→ **Stored data**
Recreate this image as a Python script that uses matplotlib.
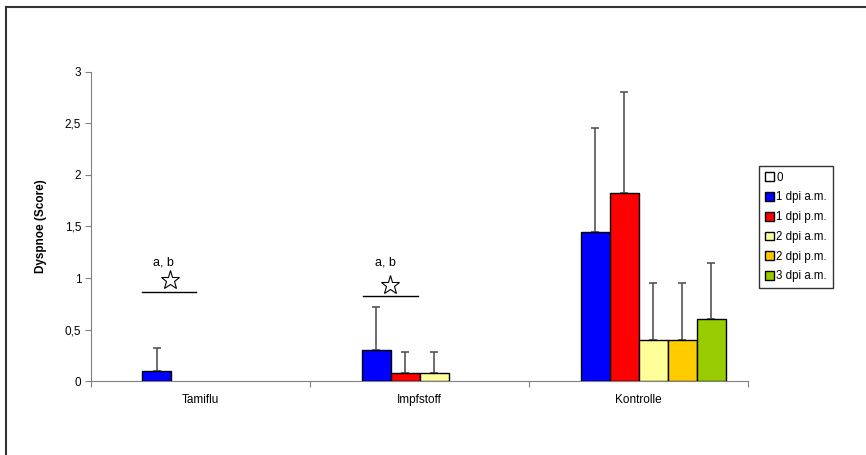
import matplotlib
matplotlib.use("Agg")
import matplotlib.pyplot as plt
from matplotlib.lines import Line2D
import numpy as np

plt.rcParams['font.family'] = ['Liberation Sans', 'DejaVu Sans']

# data
groups = ["Tamiflu", "Impfstoff", "Kontrolle"]
series = ["0", "1 dpi a.m.", "1 dpi p.m.", "2 dpi a.m.", "2 dpi p.m.", "3 dpi a.m."]
colors = ["#ffffff", "#0000ff", "#ff0000", "#ffff99", "#ffcc00", "#99cc00"]
# mean values per series (rows) and group (columns)
means = [
    [0.0, 0.0, 0.0],
    [0.10, 0.30, 1.45],
    [0.0, 0.08, 1.83],
    [0.0, 0.08, 0.40],
    [0.0, 0.0, 0.40],
    [0.0, 0.0, 0.60],
]
errors = [
    [0.0, 0.0, 0.0],
    [0.22, 0.42, 1.01],
    [0.0, 0.20, 0.98],
    [0.0, 0.20, 0.55],
    [0.0, 0.0, 0.55],
    [0.0, 0.0, 0.55],
]
yticks = [0, 0.5, 1, 1.5, 2, 2.5, 3]
yticklabels = ["0", "0,5", "1", "1,5", "2", "2,5", "3"]

# significance marks (group index offsets in data units)
sig_groups = [0, 1]
sig_line_x = [(-0.267, -0.02), (-0.258, -0.007)]
sig_line_y = [0.86, 0.825]
sig_star = [(-0.139, 0.98), (-0.135, 0.93)]
sig_text = [(-0.171, 1.15), (-0.157, 1.15)]

fig = plt.figure(figsize=(8.66, 4.55), dpi=100)
ax = fig.add_axes([0.105, 0.1626, 0.759, 0.6792])

x = np.arange(len(groups))
w = 0.1324
handles = []
for j, name in enumerate(series):
    pos = x + (j - 2.5) * w
    vals = np.array(means[j])
    errs = np.array(errors[j])
    mask = vals > 0
    ax.bar(pos[mask], vals[mask], width=w, color=colors[j],
           edgecolor="black", linewidth=1, zorder=3)
    if errs[mask].any():
        ax.errorbar(pos[mask], vals[mask], yerr=[np.zeros(mask.sum()), errs[mask]],
                    fmt="none", ecolor="#555555", elinewidth=1.2, capsize=3,
                    capthick=1.2, zorder=2)
    handles.append(plt.Rectangle((0, 0), 1, 1, facecolor=colors[j],
                                 edgecolor="black", linewidth=1))

for k, g in enumerate(sig_groups):
    x0, x1 = sig_line_x[k]
    ax.plot([g + x0, g + x1], [sig_line_y[k]] * 2, color="black", lw=1)
    ax.plot(g + sig_star[k][0], sig_star[k][1], marker="*", markersize=14,
            markerfacecolor="white", markeredgecolor="black", markeredgewidth=0.8,
            linestyle="none")
    ax.text(g + sig_text[k][0], sig_text[k][1], "a, b", fontsize=9,
            ha="center", va="center")

ax.set_xlim(-0.5, 2.5)
ax.set_ylim(0, 3)
ax.set_yticks(yticks)
ax.set_yticklabels(yticklabels, fontsize=8.5)
ax.set_xticks([-0.5, 0.5, 1.5, 2.5])
ax.set_xticklabels([])
ax.set_xticks(x, minor=True)
ax.set_xticklabels(groups, minor=True, fontsize=8.5)
ax.tick_params(axis="x", which="minor", length=0, pad=9)
ax.tick_params(axis="x", which="major", length=4, color="#808080", direction="out")
ax.tick_params(axis="y", length=4, direction="out", color="#808080", pad=3)
ax.spines["top"].set_visible(False)
ax.spines["right"].set_visible(False)
ax.spines["left"].set_color("#808080")
ax.spines["bottom"].set_color("#808080")
ax.set_ylabel("Dyspnoe (Score)", fontsize=8.5, fontweight="bold", labelpad=13)

leg = ax.legend(handles, series, loc="upper left",
                bbox_to_anchor=(759 / 866, 1 - 166 / 455),
                bbox_transform=fig.transFigure, fontsize=8.3, frameon=True,
                fancybox=False, edgecolor="black", handlelength=0.8,
                handleheight=0.8, handletextpad=0.2, labelspacing=0.67,
                borderpad=0.5, borderaxespad=0)
leg.get_frame().set_linewidth(1)

# outer frame (only top and left edges are visible)
fig.add_artist(Line2D([6 / 866, 1], [1 - 7 / 455] * 2, color="#333333", lw=1.5,
                      transform=fig.transFigure))
fig.add_artist(Line2D([6 / 866] * 2, [0, 1 - 7 / 455], color="#333333", lw=1.5,
                      transform=fig.transFigure))

fig.savefig("out.png", dpi=100)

→ **Set task**
Pick out each line that holds the string "matplotlib".

→ **Written answer**
Recreate this image as a Python script that uses matplotlib.
import matplotlib
matplotlib.use("Agg")
import matplotlib.pyplot as plt
from matplotlib.lines import Line2D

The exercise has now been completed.